• [WHAT TO PRODUCE] Print only the lines from the top of the data through the line with "sizeref = 2.0 * max_val / MAX_DIAM ** 2", both included, skipping every picture.

• [MATERIAL]
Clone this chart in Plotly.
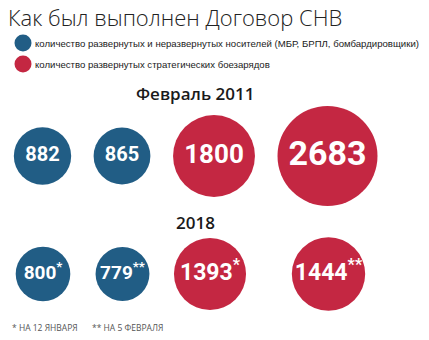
import plotly.graph_objects as go

# --- data -------------------------------------------------------------
periods = ["Февраль 2011", "2018"]
carriers = [[882, 865], [800, 779]]          # deployed + non-deployed launchers
warheads = [[1800, 2683], [1393, 1444]]      # deployed strategic warheads
marks = [["", ""], ["*", "**"]]              # footnote marks per column
footnotes = ["* НА 12 ЯНВАРЯ", "** НА 5 ФЕВРАЛЯ"]
legend_labels = [
    "количество развернутых и неразвернутых носителей (МБР, БРПЛ, бомбардировщики)",
    "количество развернутых стратегических боезарядов",
]
title = "Как был выполнен Договор СНВ"

# --- style / layout ---------------------------------------------------
W, H = 429, 340
BLUE = "#215d85"
RED = "#c42742"
MAX_DIAM = 100  # diameter of the largest bubble, px
max_val = max(max(r) for r in carriers + warheads)
sizeref = 2.0 * max_val / MAX_DIAM ** 2

row_y = [156, 274]
heading_y = [93, 222]
col_x = [[42.5, 122, 214, 327.5], [43, 122.5, 210, 328.5]]
label_sizes = [[20, 20, 26, 34], [19, 19, 23, 23]]
label_font = "Roboto, sans-serif"

fig = go.Figure()

for r, period in enumerate(periods):
    vals = carriers[r] + warheads[r]
    colors = [BLUE] * len(carriers[r]) + [RED] * len(warheads[r])
    sfx = marks[r] + marks[r]
    texts = [f"{v}<sup>{s}</sup>" if s else f"{v}" for v, s in zip(vals, sfx)]
    fig.add_trace(go.Scatter(
        x=col_x[r], y=[row_y[r]] * len(vals),
        mode="markers+text",
        text=texts,
        textposition="middle center",
        textfont=dict(family=label_font, color="white", size=label_sizes[r], weight="bold"),
        marker=dict(size=vals, sizemode="area", sizeref=sizeref,
                    color=colors, line=dict(width=0), opacity=1),
        hoverinfo="skip", showlegend=False, cliponaxis=False,
    ))
    fig.add_annotation(x=195, y=heading_y[r], text=period, showarrow=False,
                       xanchor="center", yanchor="middle",
                       font=dict(family="Open Sans, sans-serif", size=17, color="#1a1a1a",
                                 weight=600))

# legend swatches
leg_y = [43, 64]
fig.add_trace(go.Scatter(
    x=[23, 23], y=leg_y, mode="markers",
    marker=dict(size=17, color=[BLUE, RED], line=dict(width=0)),
    hoverinfo="skip", showlegend=False, cliponaxis=False,
))
for y, lab in zip(leg_y, legend_labels):
    fig.add_annotation(x=33, y=y, text=lab, showarrow=False, xanchor="left", yanchor="middle",
                       font=dict(family="Liberation Sans, sans-serif", size=9.6, color="#1a1a1a"))

# title
fig.add_annotation(x=6, y=17, text=title, showarrow=False, xanchor="left", yanchor="middle",
                   font=dict(family="Open Sans, sans-serif", size=22, color="#222", weight=300))

# footnotes
for x, t in zip([10, 90], footnotes):
    fig.add_annotation(x=x, y=327, text=t, showarrow=False, xanchor="left", yanchor="middle",
                       font=dict(family="Open Sans, sans-serif", size=8.5, color="#555"))

fig.update_layout(
    width=W, height=H,
    margin=dict(l=0, r=0, t=0, b=0),
    paper_bgcolor="white", plot_bgcolor="white",
    xaxis=dict(range=[0, W], visible=False, fixedrange=True),
    yaxis=dict(range=[H, 0], visible=False, fixedrange=True),
)

fig.write_html("out.html", config={"displayModeBar": False})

• [ANSWER TO THIS PROBLEM]
Clone this chart in Plotly.
import plotly.graph_objects as go

# --- data -------------------------------------------------------------
periods = ["Февраль 2011", "2018"]
carriers = [[882, 865], [800, 779]]          # deployed + non-deployed launchers
warheads = [[1800, 2683], [1393, 1444]]      # deployed strategic warheads
marks = [["", ""], ["*", "**"]]              # footnote marks per column
footnotes = ["* НА 12 ЯНВАРЯ", "** НА 5 ФЕВРАЛЯ"]
legend_labels = [
    "количество развернутых и неразвернутых носителей (МБР, БРПЛ, бомбардировщики)",
    "количество развернутых стратегических боезарядов",
]
title = "Как был выполнен Договор СНВ"

# --- style / layout ---------------------------------------------------
W, H = 429, 340
BLUE = "#215d85"
RED = "#c42742"
MAX_DIAM = 100  # diameter of the largest bubble, px
max_val = max(max(r) for r in carriers + warheads)
sizeref = 2.0 * max_val / MAX_DIAM ** 2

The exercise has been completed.